Improving the JPEG-resistance of Adversarial Attacks on Face Recognition by Interpolation Smoothing

TL;DR

This work tackles the degradation of adversarial face attacks by JPEG compression and introduces the Interpolation Attack Method (IAM), which uses bilinear interpolation to downsample and then upsample perturbations during iterative attack generation to suppress high-frequency components. IAM can be integrated with existing gradient-based attacks and does not rely on knowledge of the JPEG quality factor ($QF$) while delivering improved JPEG-resistance and transferability on CelebA-HQ and LFW across multiple face-recognition models and JPEG levels. Experimental results demonstrate consistent improvements in attack success under JPEG compression, indicating a practical vulnerability of FR systems to interpolation-smoothed adversaries in typical image pipelines.

Abstract

JPEG compression can significantly impair the performance of adversarial face examples, which previous adversarial attacks on face recognition (FR) have not adequately addressed.
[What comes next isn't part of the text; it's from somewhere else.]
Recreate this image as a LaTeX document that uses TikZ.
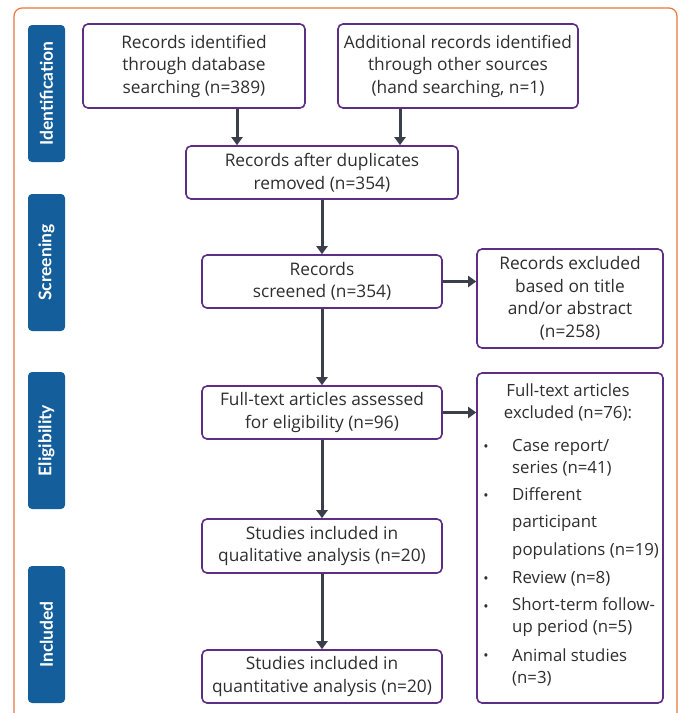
\documentclass[tikz,border=0pt]{standalone}
\usepackage{fontspec}
\setmainfont{Open Sans}
\newfontfamily\stagefont{Lato}
\usetikzlibrary{arrows.meta}

\definecolor{frameorange}{HTML}{E8763E}
\definecolor{stageblue}{HTML}{135E9B}
\definecolor{boxpurple}{HTML}{5E2E84}
\definecolor{arrowgray}{HTML}{3A3F4B}
\definecolor{textgray}{HTML}{2E2E2E}

\tikzset{
  stage/.style={fill=stageblue, rounded corners=4pt, rotate=90, inner sep=0pt,
    minimum width=137pt, minimum height=37pt, text=white,
    font=\stagefont\fontsize{17.5}{18}\selectfont\bfseries},
  box/.style={draw=boxpurple, line width=1.6pt, rounded corners=5pt, fill=white,
    text=textgray, align=center, inner sep=0pt,
    font=\fontsize{17.3}{22.5}\selectfont},
  item/.style={anchor=west, align=left, inner sep=0pt, text=textgray,
    font=\fontsize{16.8}{22}\selectfont},
  dot/.style={inner sep=0pt, text=textgray, font=\fontsize{14}{14}\selectfont},
  flow/.style={draw=arrowgray, line width=3pt, -{Triangle[width=11pt,length=8pt]}},
}

\begin{document}
\begin{tikzpicture}[x=1pt,y=-1pt]
\useasboundingbox (0,0) rectangle (679,713);
\clip (0,0) rectangle (679,713);

% The frame
\draw[frameorange, line width=1.2pt, rounded corners=8pt] (14,740) -- (14,8) -- (677,8) -- (677,740);

% The stages
\node[stage] (identification) at (46.5,93.5)  {Identification};
\node[stage] (screening)      at (46.5,262.5) {Screening};
\node[stage] (eligibility)    at (46.5,440.5) {Eligibility};
\node[stage] (included)       at (46.5,634.5) {Included};

% The boxes
\node[box, minimum width=222pt, minimum height=84pt] (database) at (194,66)
  {Records identified\\through database\\searching (n=389)};
\node[box, minimum width=240pt, minimum height=84pt] (other) at (458,66)
  {Additional records identified\\through other sources\\(hand searching, n=1)};
\node[box, minimum width=272pt, minimum height=53pt] (duplicates) at (322,172.5)
  {Records after duplicates\\removed (n=354)};
\node[box, minimum width=240pt, minimum height=53pt] (screened) at (322,281.5)
  {Records\\screened (n=354)};
\node[box, minimum width=186pt, minimum height=99pt] (excluded) at (570,298.5)
  {Records excluded\\based on title\\and/or abstract\\(n=258)};
\node[box, minimum width=240pt, minimum height=53pt] (fulltext) at (322,412.5)
  {Full-text articles assessed\\for eligibility (n=96)};
\node[box, minimum width=186pt, minimum height=330pt] (ftexcluded) at (570,538) {};
\node[box, minimum width=240pt, minimum height=54pt] (qualitative) at (322,546)
  {Studies included in\\qualitative analysis (n=20)};
\node[box, minimum width=240pt, minimum height=53pt] (quantitative) at (322,676.5)
  {Studies included in\\quantitative analysis (n=20)};

% The reasons for exclusion
\node[item, anchor=center, align=center] (fthead) at (568,402)
  {Full-text articles\\excluded (n=76):};
\node[item] (case)    at (512,457.5) {Case report/\\series (n=41)};
\node[item] (popul)   at (512,523.5) {Different\\[5.5pt]participant\\[5.5pt]populations (n=19)};
\node[item] (review)  at (512,579)   {Review (n=8)};
\node[item] (short)   at (512,617.5) {Short-term follow-\\up period (n=5)};
\node[item] (animal)  at (512,667)   {Animal studies\\(n=3)};
\foreach \y [count=\i] in {448,497,580,608,657}
  \node[dot] (bullet\i) at (486,\y) {•};

% The arrows
\draw[flow] ([xshift=43pt]database.south) -- ([xshift=43pt]database.south |- duplicates.north);
\draw[flow] ([xshift=-58pt]other.south) -- ([xshift=-58pt]other.south |- duplicates.north);
\draw[flow] (duplicates) -- (screened);
\draw[flow] (screened) -- (fulltext);
\draw[flow] (fulltext) -- (qualitative);
\draw[flow] (qualitative) -- (quantitative);
\draw[flow] (screened.east) -- (screened.east -| excluded.west);
\draw[flow] (fulltext.east) -- (fulltext.east -| ftexcluded.west);
\end{tikzpicture}
\end{document}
Considering this challenge, we propose a novel adversarial attack on FR that aims to improve the resistance of adversarial examples against JPEG compression. Specifically, during the iterative process of generating adversarial face examples, we interpolate the adversarial face examples into a smaller size. Then we utilize these interpolated adversarial face examples to create the adversarial examples in the next iteration. Subsequently, we restore the adversarial face examples to their original size by interpolating. Throughout the entire process, our proposed method can smooth the adversarial perturbations, effectively mitigating the presence of high-frequency signals in the crafted adversarial face examples that are typically eliminated by JPEG compression. Our experimental results demonstrate the effectiveness of our proposed method in improving the JPEG-resistance of adversarial face examples.

Figures (4)

• Figure 1: Comparison of pixel values between the adversarial examples generated by BIM and our method. The horizontal axis represents the neighboring pixel points of adversarial examples, and the vertical axis represents the corresponding pixel values.
• Figure 2: Images and their corresponding DCT coefficients. The images in the first row represent the original image, adversarial examples generated by BIM and our method. The second row are their corresponding DCT coefficients. In the DCT domain, the upper left corner is the location of the lowest frequency, and the frequency gradually increases in other locations. Light color indicates larger coefficient and dark color indicates smaller coefficient.
• Figure 3: ASRs of the JPEG adversarial examples with different QF. The model before $\rightarrow$ is the attack model, and the model after $\rightarrow$ is the victim model.
• Figure 4: ASRs of the JPEG adversarial examples generated by BIM+IAM with different interpolation factors. In each subfigure, the subtitle is the corresponding attack model, the models in the legend are the corresponding victim models and the horizontal lines respresent the ASRs of BIM in the corresponding attack scenario.